→ **PROBLEM REQUIREMENTS**:
Print the listing in its entirety and exactly, leaving out images.
***** DATA SECTION *****
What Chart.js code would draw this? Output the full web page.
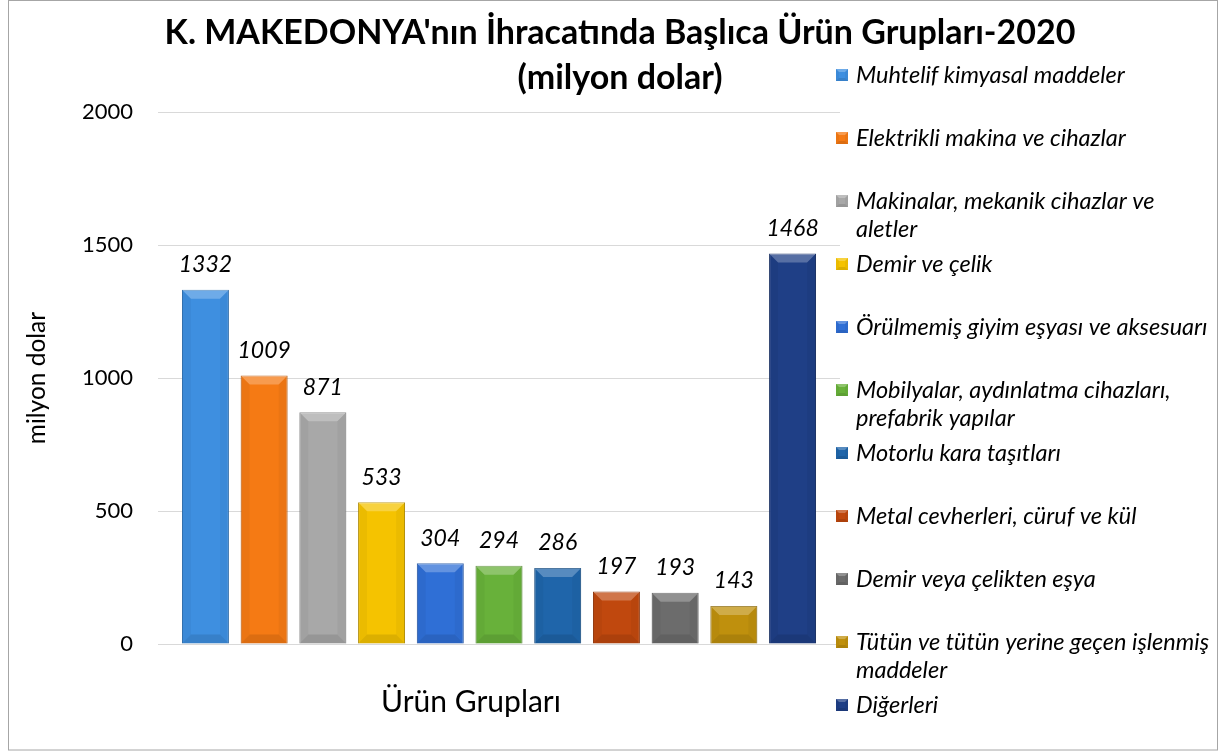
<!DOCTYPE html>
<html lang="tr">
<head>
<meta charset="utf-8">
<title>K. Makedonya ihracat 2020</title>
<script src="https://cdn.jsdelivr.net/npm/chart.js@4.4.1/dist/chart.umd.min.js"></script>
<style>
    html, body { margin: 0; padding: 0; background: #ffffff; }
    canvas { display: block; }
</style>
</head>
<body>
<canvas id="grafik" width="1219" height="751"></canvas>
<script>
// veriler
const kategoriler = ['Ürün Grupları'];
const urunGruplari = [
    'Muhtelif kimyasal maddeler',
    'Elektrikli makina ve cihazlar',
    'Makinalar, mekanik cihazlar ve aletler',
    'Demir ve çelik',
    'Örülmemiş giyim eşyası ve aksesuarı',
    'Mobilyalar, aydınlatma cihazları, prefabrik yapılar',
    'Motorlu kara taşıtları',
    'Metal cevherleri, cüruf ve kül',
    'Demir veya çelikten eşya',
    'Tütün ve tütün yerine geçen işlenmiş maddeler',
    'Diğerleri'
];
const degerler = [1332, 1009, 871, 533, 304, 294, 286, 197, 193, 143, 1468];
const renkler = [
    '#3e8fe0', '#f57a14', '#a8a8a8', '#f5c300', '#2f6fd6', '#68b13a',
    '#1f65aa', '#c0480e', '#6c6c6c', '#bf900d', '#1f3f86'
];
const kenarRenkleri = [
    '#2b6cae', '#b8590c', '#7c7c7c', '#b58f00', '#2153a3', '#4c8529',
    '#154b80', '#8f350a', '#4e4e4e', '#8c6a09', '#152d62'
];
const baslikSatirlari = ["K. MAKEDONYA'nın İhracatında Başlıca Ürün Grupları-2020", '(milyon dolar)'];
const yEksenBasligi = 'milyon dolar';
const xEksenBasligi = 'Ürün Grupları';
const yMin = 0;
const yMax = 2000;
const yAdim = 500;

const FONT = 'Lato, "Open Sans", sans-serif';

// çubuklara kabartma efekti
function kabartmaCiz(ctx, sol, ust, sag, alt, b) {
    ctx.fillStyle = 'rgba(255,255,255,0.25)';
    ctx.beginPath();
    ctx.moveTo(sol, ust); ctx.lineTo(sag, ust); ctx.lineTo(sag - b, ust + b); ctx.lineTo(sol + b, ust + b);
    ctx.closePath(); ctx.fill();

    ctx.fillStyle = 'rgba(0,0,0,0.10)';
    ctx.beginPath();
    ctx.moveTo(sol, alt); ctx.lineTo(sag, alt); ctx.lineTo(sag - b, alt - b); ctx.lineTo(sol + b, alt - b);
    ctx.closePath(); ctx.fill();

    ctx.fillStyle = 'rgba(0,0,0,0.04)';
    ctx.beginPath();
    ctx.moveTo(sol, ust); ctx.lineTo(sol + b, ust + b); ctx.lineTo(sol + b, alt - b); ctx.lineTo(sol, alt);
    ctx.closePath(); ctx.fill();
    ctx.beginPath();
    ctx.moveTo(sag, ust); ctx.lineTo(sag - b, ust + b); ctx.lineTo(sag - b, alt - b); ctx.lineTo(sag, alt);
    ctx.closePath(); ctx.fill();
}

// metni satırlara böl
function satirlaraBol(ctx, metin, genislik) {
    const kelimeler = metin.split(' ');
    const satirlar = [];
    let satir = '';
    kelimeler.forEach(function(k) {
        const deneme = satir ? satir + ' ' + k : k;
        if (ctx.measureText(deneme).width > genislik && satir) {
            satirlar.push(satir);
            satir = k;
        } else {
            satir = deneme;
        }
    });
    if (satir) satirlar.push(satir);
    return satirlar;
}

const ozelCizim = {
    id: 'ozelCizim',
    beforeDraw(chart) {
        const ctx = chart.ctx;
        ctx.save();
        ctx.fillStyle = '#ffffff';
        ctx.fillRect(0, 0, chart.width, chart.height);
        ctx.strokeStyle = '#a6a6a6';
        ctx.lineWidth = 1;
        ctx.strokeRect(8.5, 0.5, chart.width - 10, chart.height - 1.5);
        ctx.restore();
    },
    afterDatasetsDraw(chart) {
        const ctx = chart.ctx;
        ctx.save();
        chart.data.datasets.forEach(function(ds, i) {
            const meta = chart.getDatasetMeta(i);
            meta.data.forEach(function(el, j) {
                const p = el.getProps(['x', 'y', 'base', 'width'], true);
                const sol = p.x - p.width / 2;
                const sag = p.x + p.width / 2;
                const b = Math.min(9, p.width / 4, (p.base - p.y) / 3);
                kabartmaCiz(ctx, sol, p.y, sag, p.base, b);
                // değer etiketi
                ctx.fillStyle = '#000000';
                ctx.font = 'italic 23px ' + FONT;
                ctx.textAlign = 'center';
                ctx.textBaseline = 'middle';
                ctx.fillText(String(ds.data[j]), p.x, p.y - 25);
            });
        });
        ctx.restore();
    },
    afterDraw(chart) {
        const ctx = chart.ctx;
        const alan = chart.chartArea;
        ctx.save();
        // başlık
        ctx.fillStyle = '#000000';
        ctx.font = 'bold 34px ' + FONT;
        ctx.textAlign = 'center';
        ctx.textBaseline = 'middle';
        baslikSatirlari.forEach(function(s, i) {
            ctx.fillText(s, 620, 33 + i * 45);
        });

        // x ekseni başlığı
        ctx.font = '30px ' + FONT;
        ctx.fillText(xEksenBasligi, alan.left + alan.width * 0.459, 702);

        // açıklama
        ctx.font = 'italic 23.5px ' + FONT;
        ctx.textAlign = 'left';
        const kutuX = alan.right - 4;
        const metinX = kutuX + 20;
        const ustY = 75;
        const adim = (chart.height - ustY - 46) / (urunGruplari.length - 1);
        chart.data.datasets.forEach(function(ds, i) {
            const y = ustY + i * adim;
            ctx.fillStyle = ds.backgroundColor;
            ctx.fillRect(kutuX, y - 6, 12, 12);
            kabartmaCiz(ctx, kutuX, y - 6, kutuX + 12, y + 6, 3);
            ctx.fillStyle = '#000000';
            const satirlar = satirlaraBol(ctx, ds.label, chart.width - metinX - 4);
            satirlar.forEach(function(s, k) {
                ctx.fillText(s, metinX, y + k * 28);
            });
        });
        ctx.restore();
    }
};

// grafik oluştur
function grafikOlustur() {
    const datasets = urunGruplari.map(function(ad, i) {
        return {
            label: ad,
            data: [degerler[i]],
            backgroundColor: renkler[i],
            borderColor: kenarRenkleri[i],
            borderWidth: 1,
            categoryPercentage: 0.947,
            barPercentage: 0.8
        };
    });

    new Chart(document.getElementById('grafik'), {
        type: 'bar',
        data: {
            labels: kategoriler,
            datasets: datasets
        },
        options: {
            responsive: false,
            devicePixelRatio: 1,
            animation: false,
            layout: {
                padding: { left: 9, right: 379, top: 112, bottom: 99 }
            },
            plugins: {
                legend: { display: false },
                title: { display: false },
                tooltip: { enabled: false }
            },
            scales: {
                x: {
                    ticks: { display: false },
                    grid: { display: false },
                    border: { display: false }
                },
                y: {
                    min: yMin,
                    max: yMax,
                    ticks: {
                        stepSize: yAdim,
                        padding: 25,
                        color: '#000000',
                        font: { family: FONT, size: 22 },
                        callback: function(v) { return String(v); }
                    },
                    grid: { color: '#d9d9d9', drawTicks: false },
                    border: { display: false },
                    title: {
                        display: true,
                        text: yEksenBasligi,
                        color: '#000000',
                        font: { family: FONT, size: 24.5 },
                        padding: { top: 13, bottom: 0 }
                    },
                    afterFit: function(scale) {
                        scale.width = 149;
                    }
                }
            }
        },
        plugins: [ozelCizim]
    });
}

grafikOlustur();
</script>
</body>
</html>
*****
→ **SOLUTION TO THIS TASK**:
What Chart.js code would draw this? Output the full web page.
<!DOCTYPE html>
<html lang="tr">
<head>
<meta charset="utf-8">
<title>K. Makedonya ihracat 2020</title>
<script src="https://cdn.jsdelivr.net/npm/chart.js@4.4.1/dist/chart.umd.min.js"></script>
<style>
    html, body { margin: 0; padding: 0; background: #ffffff; }
    canvas { display: block; }
</style>
</head>
<body>
<canvas id="grafik" width="1219" height="751"></canvas>
<script>
// veriler
const kategoriler = ['Ürün Grupları'];
const urunGruplari = [
    'Muhtelif kimyasal maddeler',
    'Elektrikli makina ve cihazlar',
    'Makinalar, mekanik cihazlar ve aletler',
    'Demir ve çelik',
    'Örülmemiş giyim eşyası ve aksesuarı',
    'Mobilyalar, aydınlatma cihazları, prefabrik yapılar',
    'Motorlu kara taşıtları',
    'Metal cevherleri, cüruf ve kül',
    'Demir veya çelikten eşya',
    'Tütün ve tütün yerine geçen işlenmiş maddeler',
    'Diğerleri'
];
const degerler = [1332, 1009, 871, 533, 304, 294, 286, 197, 193, 143, 1468];
const renkler = [
    '#3e8fe0', '#f57a14', '#a8a8a8', '#f5c300', '#2f6fd6', '#68b13a',
    '#1f65aa', '#c0480e', '#6c6c6c', '#bf900d', '#1f3f86'
];
const kenarRenkleri = [
    '#2b6cae', '#b8590c', '#7c7c7c', '#b58f00', '#2153a3', '#4c8529',
    '#154b80', '#8f350a', '#4e4e4e', '#8c6a09', '#152d62'
];
const baslikSatirlari = ["K. MAKEDONYA'nın İhracatında Başlıca Ürün Grupları-2020", '(milyon dolar)'];
const yEksenBasligi = 'milyon dolar';
const xEksenBasligi = 'Ürün Grupları';
const yMin = 0;
const yMax = 2000;
const yAdim = 500;

const FONT = 'Lato, "Open Sans", sans-serif';

// çubuklara kabartma efekti
function kabartmaCiz(ctx, sol, ust, sag, alt, b) {
    ctx.fillStyle = 'rgba(255,255,255,0.25)';
    ctx.beginPath();
    ctx.moveTo(sol, ust); ctx.lineTo(sag, ust); ctx.lineTo(sag - b, ust + b); ctx.lineTo(sol + b, ust + b);
    ctx.closePath(); ctx.fill();

    ctx.fillStyle = 'rgba(0,0,0,0.10)';
    ctx.beginPath();
    ctx.moveTo(sol, alt); ctx.lineTo(sag, alt); ctx.lineTo(sag - b, alt - b); ctx.lineTo(sol + b, alt - b);
    ctx.closePath(); ctx.fill();

    ctx.fillStyle = 'rgba(0,0,0,0.04)';
    ctx.beginPath();
    ctx.moveTo(sol, ust); ctx.lineTo(sol + b, ust + b); ctx.lineTo(sol + b, alt - b); ctx.lineTo(sol, alt);
    ctx.closePath(); ctx.fill();
    ctx.beginPath();
    ctx.moveTo(sag, ust); ctx.lineTo(sag - b, ust + b); ctx.lineTo(sag - b, alt - b); ctx.lineTo(sag, alt);
    ctx.closePath(); ctx.fill();
}

// metni satırlara böl
function satirlaraBol(ctx, metin, genislik) {
    const kelimeler = metin.split(' ');
    const satirlar = [];
    let satir = '';
    kelimeler.forEach(function(k) {
        const deneme = satir ? satir + ' ' + k : k;
        if (ctx.measureText(deneme).width > genislik && satir) {
            satirlar.push(satir);
            satir = k;
        } else {
            satir = deneme;
        }
    });
    if (satir) satirlar.push(satir);
    return satirlar;
}

const ozelCizim = {
    id: 'ozelCizim',
    beforeDraw(chart) {
        const ctx = chart.ctx;
        ctx.save();
        ctx.fillStyle = '#ffffff';
        ctx.fillRect(0, 0, chart.width, chart.height);
        ctx.strokeStyle = '#a6a6a6';
        ctx.lineWidth = 1;
        ctx.strokeRect(8.5, 0.5, chart.width - 10, chart.height - 1.5);
        ctx.restore();
    },
    afterDatasetsDraw(chart) {
        const ctx = chart.ctx;
        ctx.save();
        chart.data.datasets.forEach(function(ds, i) {
            const meta = chart.getDatasetMeta(i);
            meta.data.forEach(function(el, j) {
                const p = el.getProps(['x', 'y', 'base', 'width'], true);
                const sol = p.x - p.width / 2;
                const sag = p.x + p.width / 2;
                const b = Math.min(9, p.width / 4, (p.base - p.y) / 3);
                kabartmaCiz(ctx, sol, p.y, sag, p.base, b);
                // değer etiketi
                ctx.fillStyle = '#000000';
                ctx.font = 'italic 23px ' + FONT;
                ctx.textAlign = 'center';
                ctx.textBaseline = 'middle';
                ctx.fillText(String(ds.data[j]), p.x, p.y - 25);
            });
        });
        ctx.restore();
    },
    afterDraw(chart) {
        const ctx = chart.ctx;
        const alan = chart.chartArea;
        ctx.save();
        // başlık
        ctx.fillStyle = '#000000';
        ctx.font = 'bold 34px ' + FONT;
        ctx.textAlign = 'center';
        ctx.textBaseline = 'middle';
        baslikSatirlari.forEach(function(s, i) {
            ctx.fillText(s, 620, 33 + i * 45);
        });

        // x ekseni başlığı
        ctx.font = '30px ' + FONT;
        ctx.fillText(xEksenBasligi, alan.left + alan.width * 0.459, 702);

        // açıklama
        ctx.font = 'italic 23.5px ' + FONT;
        ctx.textAlign = 'left';
        const kutuX = alan.right - 4;
        const metinX = kutuX + 20;
        const ustY = 75;
        const adim = (chart.height - ustY - 46) / (urunGruplari.length - 1);
        chart.data.datasets.forEach(function(ds, i) {
            const y = ustY + i * adim;
            ctx.fillStyle = ds.backgroundColor;
            ctx.fillRect(kutuX, y - 6, 12, 12);
            kabartmaCiz(ctx, kutuX, y - 6, kutuX + 12, y + 6, 3);
            ctx.fillStyle = '#000000';
            const satirlar = satirlaraBol(ctx, ds.label, chart.width - metinX - 4);
            satirlar.forEach(function(s, k) {
                ctx.fillText(s, metinX, y + k * 28);
            });
        });
        ctx.restore();
    }
};

// grafik oluştur
function grafikOlustur() {
    const datasets = urunGruplari.map(function(ad, i) {
        return {
            label: ad,
            data: [degerler[i]],
            backgroundColor: renkler[i],
            borderColor: kenarRenkleri[i],
            borderWidth: 1,
            categoryPercentage: 0.947,
            barPercentage: 0.8
        };
    });

    new Chart(document.getElementById('grafik'), {
        type: 'bar',
        data: {
            labels: kategoriler,
            datasets: datasets
        },
        options: {
            responsive: false,
            devicePixelRatio: 1,
            animation: false,
            layout: {
                padding: { left: 9, right: 379, top: 112, bottom: 99 }
            },
            plugins: {
                legend: { display: false },
                title: { display: false },
                tooltip: { enabled: false }
            },
            scales: {
                x: {
                    ticks: { display: false },
                    grid: { display: false },
                    border: { display: false }
                },
                y: {
                    min: yMin,
                    max: yMax,
                    ticks: {
                        stepSize: yAdim,
                        padding: 25,
                        color: '#000000',
                        font: { family: FONT, size: 22 },
                        callback: function(v) { return String(v); }
                    },
                    grid: { color: '#d9d9d9', drawTicks: false },
                    border: { display: false },
                    title: {
                        display: true,
                        text: yEksenBasligi,
                        color: '#000000',
                        font: { family: FONT, size: 24.5 },
                        padding: { top: 13, bottom: 0 }
                    },
                    afterFit: function(scale) {
                        scale.width = 149;
                    }
                }
            }
        },
        plugins: [ozelCizim]
    });
}

grafikOlustur();
</script>
</body>
</html>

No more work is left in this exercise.